**Work to do**
Without the pictures, write out all the lines below exactly as they appear.
• • • •
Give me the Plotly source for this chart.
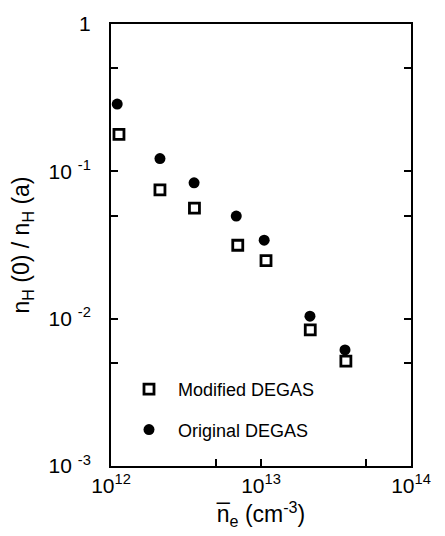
import plotly.graph_objects as go

# data
ne_orig = [1.10e12, 2.12e12, 3.58e12, 6.84e12, 1.05e13, 2.12e13, 3.63e13]
ratio_orig = [0.286, 0.122, 0.0835, 0.0497, 0.0341, 0.0104, 0.00613]
ne_mod = [1.13e12, 2.12e12, 3.60e12, 7.0e12, 1.08e13, 2.13e13, 3.68e13]
ratio_mod = [0.178, 0.0749, 0.0562, 0.0315, 0.0248, 0.0084, 0.00515]

x_tickvals = [1e12, 1e13, 1e14]
x_ticktext = ["10<sup>12</sup>", "10<sup>13</sup>", "10<sup>14</sup>"]
x_minorvals = [5e12, 5e13]
y_tickvals = [1e-3, 1e-2, 1e-1, 1]
y_ticktext = ["10 <sup>-3</sup>", "10 <sup>-2</sup>", "10 <sup>-1</sup>", "1"]
y_minorvals = [5e-3, 5e-2, 5e-1]

FONT = "Liberation Sans, Arial, Helvetica, sans-serif"

fig = go.Figure()
fig.add_trace(go.Scatter(
    x=ne_mod, y=ratio_mod, mode="markers", name="Modified DEGAS",
    legendgroup="a",
    marker=dict(symbol="square", size=10, color="white",
                line=dict(color="black", width=2.8)),
))
fig.add_trace(go.Scatter(
    x=ne_orig, y=ratio_orig, mode="markers", name="Original DEGAS",
    legendgroup="b",
    marker=dict(symbol="circle", size=11, color="black",
                line=dict(color="black", width=0)),
))

fig.update_layout(
    width=445, height=536,
    margin=dict(l=111, r=34, t=19, b=70),
    paper_bgcolor="white", plot_bgcolor="white",
    font=dict(family=FONT, color="black", size=21),
    showlegend=True,
    legend=dict(x=0.03, y=0.215, xanchor="left", yanchor="top",
                bgcolor="rgba(0,0,0,0)", font=dict(size=18, family=FONT),
                itemwidth=48, tracegroupgap=14),
    xaxis=dict(
        type="log", range=[12, 14],
        tickmode="array", tickvals=x_tickvals, ticktext=x_ticktext,
        ticks="inside", ticklen=7, tickwidth=1.5, tickcolor="black",
        minor=dict(tickmode="array", tickvals=x_minorvals, ticks="inside",
                   ticklen=7, tickwidth=1.5, tickcolor="black", showgrid=False),
        showline=True, linecolor="black", linewidth=2, mirror=True,
        showgrid=False, zeroline=False,
        tickfont=dict(size=21, family=FONT),
        title=dict(text="n\u0305<sub>e</sub> (cm<sup>-3</sup>)",
                   font=dict(size=23, family=FONT), standoff=10),
    ),
    yaxis=dict(
        type="log", range=[-3, 0],
        tickmode="array", tickvals=y_tickvals, ticktext=y_ticktext,
        ticks="inside", ticklen=7, tickwidth=1.5, tickcolor="black",
        minor=dict(tickmode="array", tickvals=y_minorvals, ticks="inside",
                   ticklen=7, tickwidth=1.5, tickcolor="black", showgrid=False),
        showline=True, linecolor="black", linewidth=2, mirror="ticks",
        showgrid=False, zeroline=False,
        tickfont=dict(size=21, family=FONT),
        ticklabelstandoff=14,
        title=dict(text="n<sub>H</sub> (0) / n<sub>H</sub> (a)",
                   font=dict(size=23, family=FONT), standoff=12),
    ),
)

fig.write_html("out.html")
• • • •
**Worked solution**
Give me the Plotly source for this chart.
import plotly.graph_objects as go

# data
ne_orig = [1.10e12, 2.12e12, 3.58e12, 6.84e12, 1.05e13, 2.12e13, 3.63e13]
ratio_orig = [0.286, 0.122, 0.0835, 0.0497, 0.0341, 0.0104, 0.00613]
ne_mod = [1.13e12, 2.12e12, 3.60e12, 7.0e12, 1.08e13, 2.13e13, 3.68e13]
ratio_mod = [0.178, 0.0749, 0.0562, 0.0315, 0.0248, 0.0084, 0.00515]

x_tickvals = [1e12, 1e13, 1e14]
x_ticktext = ["10<sup>12</sup>", "10<sup>13</sup>", "10<sup>14</sup>"]
x_minorvals = [5e12, 5e13]
y_tickvals = [1e-3, 1e-2, 1e-1, 1]
y_ticktext = ["10 <sup>-3</sup>", "10 <sup>-2</sup>", "10 <sup>-1</sup>", "1"]
y_minorvals = [5e-3, 5e-2, 5e-1]

FONT = "Liberation Sans, Arial, Helvetica, sans-serif"

fig = go.Figure()
fig.add_trace(go.Scatter(
    x=ne_mod, y=ratio_mod, mode="markers", name="Modified DEGAS",
    legendgroup="a",
    marker=dict(symbol="square", size=10, color="white",
                line=dict(color="black", width=2.8)),
))
fig.add_trace(go.Scatter(
    x=ne_orig, y=ratio_orig, mode="markers", name="Original DEGAS",
    legendgroup="b",
    marker=dict(symbol="circle", size=11, color="black",
                line=dict(color="black", width=0)),
))

fig.update_layout(
    width=445, height=536,
    margin=dict(l=111, r=34, t=19, b=70),
    paper_bgcolor="white", plot_bgcolor="white",
    font=dict(family=FONT, color="black", size=21),
    showlegend=True,
    legend=dict(x=0.03, y=0.215, xanchor="left", yanchor="top",
                bgcolor="rgba(0,0,0,0)", font=dict(size=18, family=FONT),
                itemwidth=48, tracegroupgap=14),
    xaxis=dict(
        type="log", range=[12, 14],
        tickmode="array", tickvals=x_tickvals, ticktext=x_ticktext,
        ticks="inside", ticklen=7, tickwidth=1.5, tickcolor="black",
        minor=dict(tickmode="array", tickvals=x_minorvals, ticks="inside",
                   ticklen=7, tickwidth=1.5, tickcolor="black", showgrid=False),
        showline=True, linecolor="black", linewidth=2, mirror=True,
        showgrid=False, zeroline=False,
        tickfont=dict(size=21, family=FONT),
        title=dict(text="n\u0305<sub>e</sub> (cm<sup>-3</sup>)",
                   font=dict(size=23, family=FONT), standoff=10),
    ),
    yaxis=dict(
        type="log", range=[-3, 0],
        tickmode="array", tickvals=y_tickvals, ticktext=y_ticktext,
        ticks="inside", ticklen=7, tickwidth=1.5, tickcolor="black",
        minor=dict(tickmode="array", tickvals=y_minorvals, ticks="inside",
                   ticklen=7, tickwidth=1.5, tickcolor="black", showgrid=False),
        showline=True, linecolor="black", linewidth=2, mirror="ticks",
        showgrid=False, zeroline=False,
        tickfont=dict(size=21, family=FONT),
        ticklabelstandoff=14,
        title=dict(text="n<sub>H</sub> (0) / n<sub>H</sub> (a)",
                   font=dict(size=23, family=FONT), standoff=12),
    ),
)

fig.write_html("out.html")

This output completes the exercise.